Goal of the exercise →
Without the pictures, output the lines of the material from the very first through the one that holds "plt.rcParams['font.family'] = ['Lato', 'DejaVu".

Supplied material →
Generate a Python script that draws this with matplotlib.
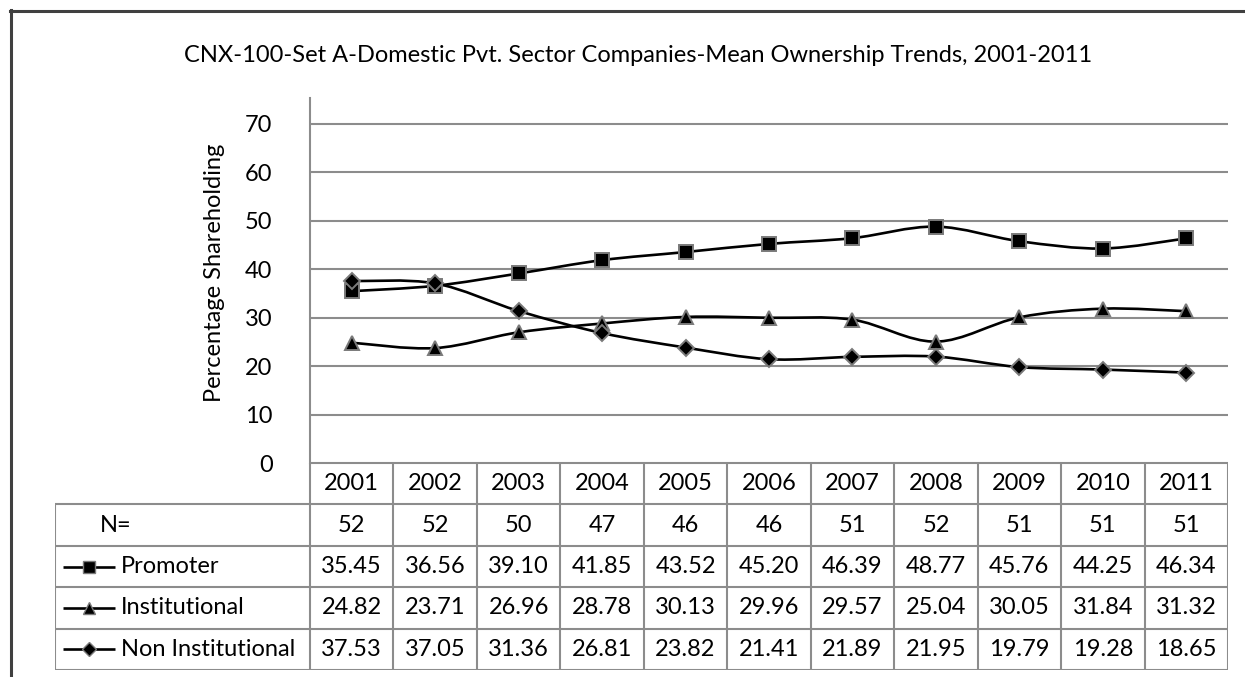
import numpy as np
import matplotlib
matplotlib.use("Agg")
import matplotlib.pyplot as plt
from matplotlib.path import Path
from matplotlib.patches import PathPatch
from matplotlib.lines import Line2D

plt.rcParams['font.family'] = ['Lato', 'DejaVu Sans']

years = ['2001', '2002', '2003', '2004', '2005', '2006', '2007', '2008', '2009', '2010', '2011']
n_firms = [52, 52, 50, 47, 46, 46, 51, 52, 51, 51, 51]
promoter = [35.45, 36.56, 39.10, 41.85, 43.52, 45.20, 46.39, 48.77, 45.76, 44.25, 46.34]
institutional = [24.82, 23.71, 26.96, 28.78, 30.13, 29.96, 29.57, 25.04, 30.05, 31.84, 31.32]
non_institutional = [37.53, 37.05, 31.36, 26.81, 23.82, 21.41, 21.89, 21.95, 19.79, 19.28, 18.65]
series = [('Promoter', promoter, 's'),
          ('Institutional', institutional, '^'),
          ('Non Institutional', non_institutional, 'D')]

W, H = 1245, 677
GRID = '#8c8c8c'
FS = 17
fig = plt.figure(figsize=(W / 100, H / 100), dpi=100)

# pixel layout of the plot area
x0, x1 = 310, 1228
ytop, ybot = 98, 463
ax = fig.add_axes([x0 / W, (H - ybot) / H, (x1 - x0) / W, (ybot - ytop) / H])
ax.set_xlim(0.5, len(years) + 0.5)
ax.set_ylim(0, 75.3)
ax.set_yticks(range(0, 80, 10))
ax.yaxis.grid(True, color=GRID, lw=1.5)
ax.set_axisbelow(True)
ax.set_xticks([])
for s in ['top', 'right', 'bottom']:
    ax.spines[s].set_visible(False)
ax.spines['left'].set_color(GRID)
ax.spines['left'].set_linewidth(1.5)
ax.tick_params(axis='y', length=0, labelsize=FS, pad=27)
ax.set_ylabel('Percentage Shareholding', fontsize=FS)
ax.yaxis.set_label_coords((225 - x0) / (x1 - x0), (ybot - 273) / (ybot - ytop))


def smooth_path(xs, ys):
    # Excel-like smoothed line: cubic Bezier segments through the data points
    pts = np.column_stack([xs, ys]).astype(float)
    verts = [pts[0]]
    codes = [Path.MOVETO]
    n = len(pts)
    for i in range(n - 1):
        p0 = pts[max(i - 1, 0)]
        p1 = pts[i]
        p2 = pts[i + 1]
        p3 = pts[min(i + 2, n - 1)]
        c1 = p1 + (p2 - p0) / 6.0
        c2 = p2 - (p3 - p1) / 6.0
        verts += [c1, c2, p2]
        codes += [Path.CURVE4] * 3
    return Path(verts, codes)


xs = np.arange(1, len(years) + 1)
msize = {'s': 9.5, '^': 10, 'D': 8}
for name, vals, mk in series:
    ax.add_patch(PathPatch(smooth_path(xs, vals), fill=False, edgecolor='black', lw=1.9,
                           zorder=3, clip_on=False))
    ax.plot(xs, vals, ls='none', marker=mk, ms=msize[mk], mfc='black', mec='#7a7a7a',
            mew=1.4, zorder=4, clip_on=False)

# data table below the plot
tab_left, tab_bot = 55, 670
colw = (x1 - x0) / len(years)
tax = fig.add_axes([tab_left / W, (H - tab_bot) / H, (x1 - tab_left) / W, (tab_bot - ybot) / H])
label_left = 0.5 - (x0 - tab_left) / colw
tax.set_xlim(label_left, len(years) + 0.5)
tax.set_ylim(5, 0)
tax.axis('off')


def px_x(p):
    return label_left + (p - tab_left) / colw


lkw = dict(color=GRID, lw=1.5, solid_capstyle='butt')
tax.plot([0.5, len(years) + 0.5], [0, 0], **lkw)
for r in range(1, 6):
    tax.plot([label_left, len(years) + 0.5], [r, r], **lkw)
for c in range(len(years) + 1):
    tax.plot([0.5 + c, 0.5 + c], [0, 5], **lkw)
tax.plot([label_left, label_left], [1, 5], **lkw)

for i, y in enumerate(years):
    tax.text(i + 1, 0.5, y, ha='center', va='center', fontsize=FS)
    tax.text(i + 1, 1.5, str(n_firms[i]), ha='center', va='center', fontsize=FS)
tax.text(px_x(100), 1.5, 'N=', ha='left', va='center', fontsize=FS)

key_l, key_r = px_x(63), px_x(115)
key_ms = {'s': 8.5, '^': 9, 'D': 7}
for r, (name, vals, mk) in enumerate(series):
    yy = 2.5 + r
    tax.plot([key_l, key_r], [yy, yy], color='black', lw=1.9, solid_capstyle='butt')
    tax.plot([(key_l + key_r) / 2], [yy], ls='none', marker=mk, ms=key_ms[mk], mfc='black',
             mec='#7a7a7a', mew=1.0)
    tax.text(px_x(121), yy, name, ha='left', va='center', fontsize=FS)
    for i, v in enumerate(vals):
        tax.text(i + 1, yy, f'{v:.2f}', ha='center', va='center', fontsize=FS)

fig.text(638 / W, (H - 55) / H, 'CNX-100-Set A-Domestic Pvt. Sector Companies-Mean Ownership Trends, 2001-2011',
         ha='center', va='center', fontsize=FS)

# outer chart border (top and left edges visible)
fig.add_artist(Line2D([10 / W, 1.0], [(H - 11) / H, (H - 11) / H], color='#404040', lw=2.2))
fig.add_artist(Line2D([11 / W, 11 / W], [0.0, (H - 10) / H], color='#404040', lw=2.2))

fig.savefig('out.png', dpi=100)
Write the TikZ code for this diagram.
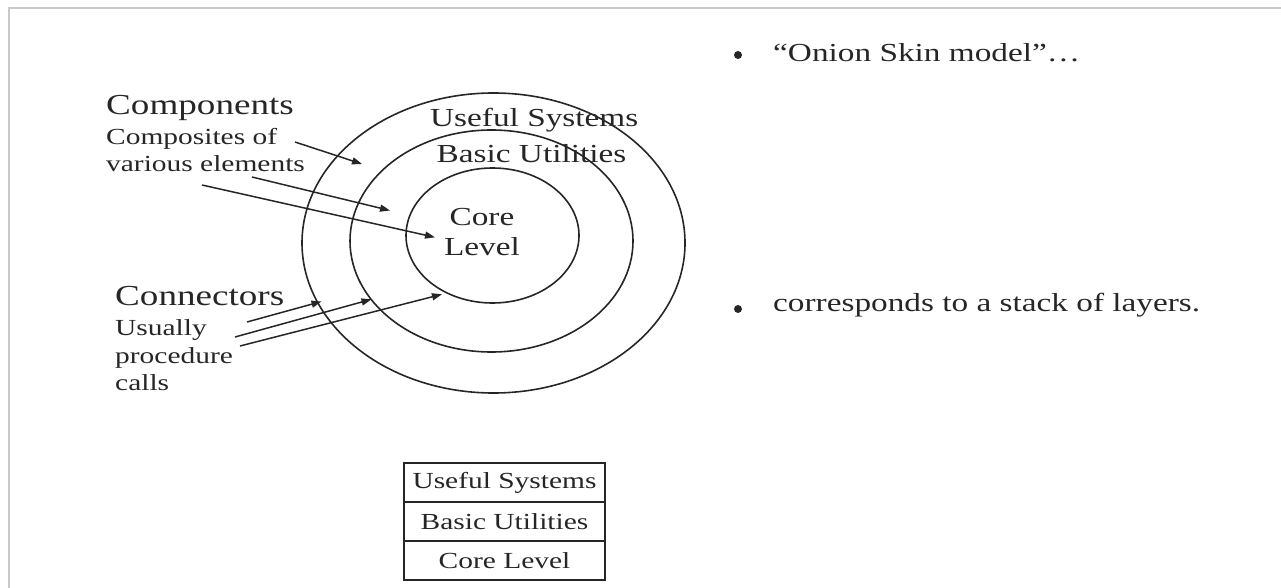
\documentclass[tikz,border=0pt]{standalone}
\usepackage{fontspec}
\usetikzlibrary{arrows.meta}
\newfontfamily\wideserif[FakeStretch=1.28]{Liberation Serif}
\newcommand{\fs}[1]{\wideserif\fontsize{#1}{#1}\selectfont}
\definecolor{ink}{HTML}{262626}
\definecolor{framegray}{HTML}{C8C8C8}
\tikzset{
  ring/.style={draw=ink, line width=1.6pt},
  pointer/.style={draw=ink, line width=1.5pt, -{Triangle[length=10pt,width=7pt]}},
  label/.style={inner sep=0pt, text=ink, anchor=base west},
  layer/.style={draw=ink, line width=1.6pt, minimum width=201pt, minimum height=39pt,
                inner sep=0pt, outer sep=0pt, text=ink, font=\fs{23}},
  dot/.style={circle, fill=ink, inner sep=0pt, minimum size=8pt}
}
\begin{document}
\begin{tikzpicture}[x=1pt,y=-1pt]
\useasboundingbox (0,0) rectangle (1281,588);
% slide frame
\draw[framegray, line width=2pt] (9,588) -- (9,8) -- (1281,8);

% onion rings
\draw[ring] (493.5,243) ellipse [x radius=191.5pt, y radius=150pt];
\draw[ring] (491.5,241) ellipse [x radius=141.5pt, y radius=111pt];
\draw[ring] (492.5,235.5) ellipse [x radius=86.5pt, y radius=67.5pt];

% ring labels
\node[label, font=\fs{26}] (useful) at (430,126.5) {Useful Systems};
\node[label, font=\fs{26}] (basic) at (436.5,162.5) {Basic Utilities};
\node[inner sep=0pt, text=ink, anchor=base, font=\fs{26}] (core) at (482,225) {Core};
\node[inner sep=0pt, text=ink, anchor=base, font=\fs{26}] (level) at (482,255) {Level};

% left-hand labels
\node[label, font=\fs{29}] (comp) at (106,115) {Components};
\node[label, font=\fs{23}] (compa) at (106,145) {Composites of};
\node[label, font=\fs{23}] (compb) at (106,171.5) {various elements};
\node[label, font=\fs{29}] (conn) at (115,305) {Connectors};
\node[label, font=\fs{23}] (conna) at (115,335) {Usually};
\node[label, font=\fs{23}] (connb) at (115,363) {procedure};
\node[label, font=\fs{23}] (connc) at (115,390) {calls};

% pointer ends
\coordinate (ca1) at (295,142);
\coordinate (ca2) at (252,177);
\coordinate (ca3) at (202,185);
\coordinate (ct1) at (362,164);
\coordinate (ct2) at (390,210.5);
\coordinate (ct3) at (435,237.3);
\coordinate (na1) at (247,322);
\coordinate (na2) at (235,337);
\coordinate (na3) at (240,346);
\coordinate (nt1) at (321.5,301.5);
\coordinate (nt2) at (371.5,299.3);
\coordinate (nt3) at (442,294.3);

\draw[pointer] (ca1) -- (ct1);
\draw[pointer] (ca2) -- (ct2);
\draw[pointer] (ca3) -- (ct3);
\draw[pointer] (na1) -- (nt1);
\draw[pointer] (na2) -- (nt2);
\draw[pointer] (na3) -- (nt3);

% layer stack
\node[layer] (s1) at (504.5,482.5) {Useful Systems};
\node[layer, anchor=north] (s2) at (s1.south) {Basic Utilities};
\node[layer, anchor=north] (s3) at (s2.south) {Core Level};

% bullet points
\node[dot] (b1) at (738,55) {};
\node[label, font=\fs{26}] (t1) at (773,61.5) {“Onion Skin model”…};
\node[dot] (b2) at (738,309) {};
\node[label, font=\fs{26}] (t2) at (773,311.5) {corresponds to a stack of layers.};
\end{tikzpicture}
\end{document}
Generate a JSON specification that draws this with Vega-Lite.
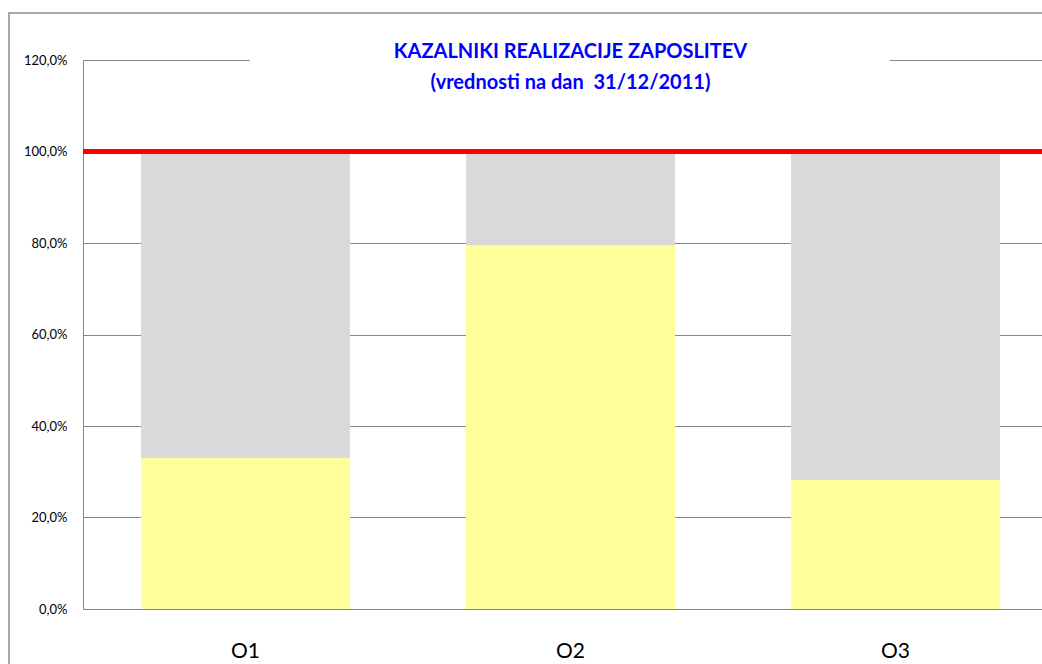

Task output →
Generate a Python script that draws this with matplotlib.
import numpy as np
import matplotlib
matplotlib.use("Agg")
import matplotlib.pyplot as plt
from matplotlib.path import Path
from matplotlib.patches import PathPatch
from matplotlib.lines import Line2D

plt.rcParams['font.family'] = ['Lato', 'DejaVu Sans']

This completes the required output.